Bisnis.com, JAKARTA —Indonesia kembali mencatatkan surplus neraca perdagangan pada April 2022, yakni sebesar US$7,56 miliar. Bila dibandingkan dengan bulan sebelumnya, surplus neraca perdagangan pada April naik 66,9 persen.
Secara kumulatif Januari–April 2022, surplus neraca perdagangan Indonesia mencapai US$16,89 miliar. “Tren surplus ini kita melihat adalah kinerja terbaik sejak 2017 sampai dengan yang sekarang," kata Kepala BPS Margo Yuwono dalam konferensi pers secara virtual, Selasa (17/4/2022).
Surplus neraca perdagangan tersebut diperoleh dari nilai ekspor yang lebih tinggi dibandingkan peningkatan nilai impor pada periode tersebut. Badan Pusat Statistik (BPS) mencatat nilai ekspor pada April 2022 mencapai US$27,32 miliar, sementara nilai impor tercatat mencapai US$19,76 miliar.
Surplus terbesar berasal dari lemak minyak hewan/nabati danbahan bakar mineral. Negara penyumbang surplus terbesar adalah Amerika Serika, India, dan Filipina.
Dari sisi ekspor, BPS mencatat ekspor Maret 2022 tumbuh 47,76 persen secara tahunan (yoy) dan 3,11 persen secara bulanan (mtm).
Kontributor terbesar pertumbuhan adalah ekspor migas yang naik 48,93 persen yoy. Kemudian diikuti oleh pertanian, kehutanan, dan perikanan naik 15,89 persen yoy, industri pengolahan tumbuh 27,92 persen yoy, serta pertambangan dan lainnya 182,48 persen yoy.
Sementara itu struktur ekspor menurut sektor, ekspor nonmigas pada April 2022 menyumbang 94,75 persen dan sisanya atau 5,25 persen adalah migas. Bila dirinci, industri berkontribusi 69,86 persen, tambang 23,45 persen, dan pertanian 1,44 persen.
Adapun berdasarkan negara tujuan, pangsa pasar ekspor April 2022 adalah China, Amerika Serikat, dan Jepang. BPS mencatat China banyak memasok bahan bakar mineral dari Indonesia pada bulan tersebut.

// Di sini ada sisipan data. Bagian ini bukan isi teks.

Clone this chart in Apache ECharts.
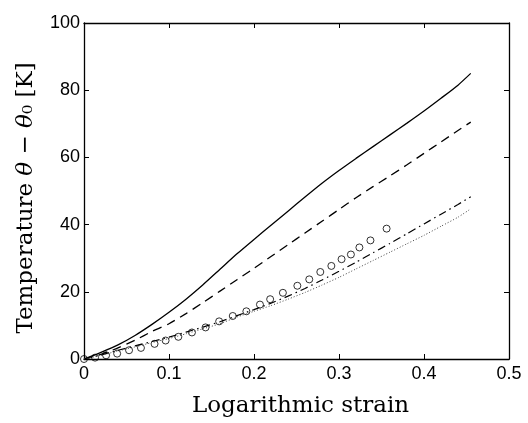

Pada periode yang sama impor Indonesia tercatat tumbuh 21,97 persen yoy dan turun 10,01 persen mtm. Impor non-migas menurun secara bulanan karena mesin dan peralatan mekanis serta bagiannya merosot 17,68 persen. Selain itu besi dan baja menurun 18,23 persen mtm.
"Namun demikian kalau dibandingkan dengan tahun lalu,semua impor masih menunjukan peningkatan," kata Margo.
Berdasarkan penggunaan barang, penurunan terbesar secara bulanan disumbangkan oleh barang modal, yakni 19,34 persen. Kemudian diikuti oleh bahan baku/penolong 8,68 persen dan konsumsi -6,4 persen.
Adapun, negara pengimpor terbesar masih diduduki oleh China di urutan pertama. Selanjutnya diikuti oleh Jepang dan Korea Selatan.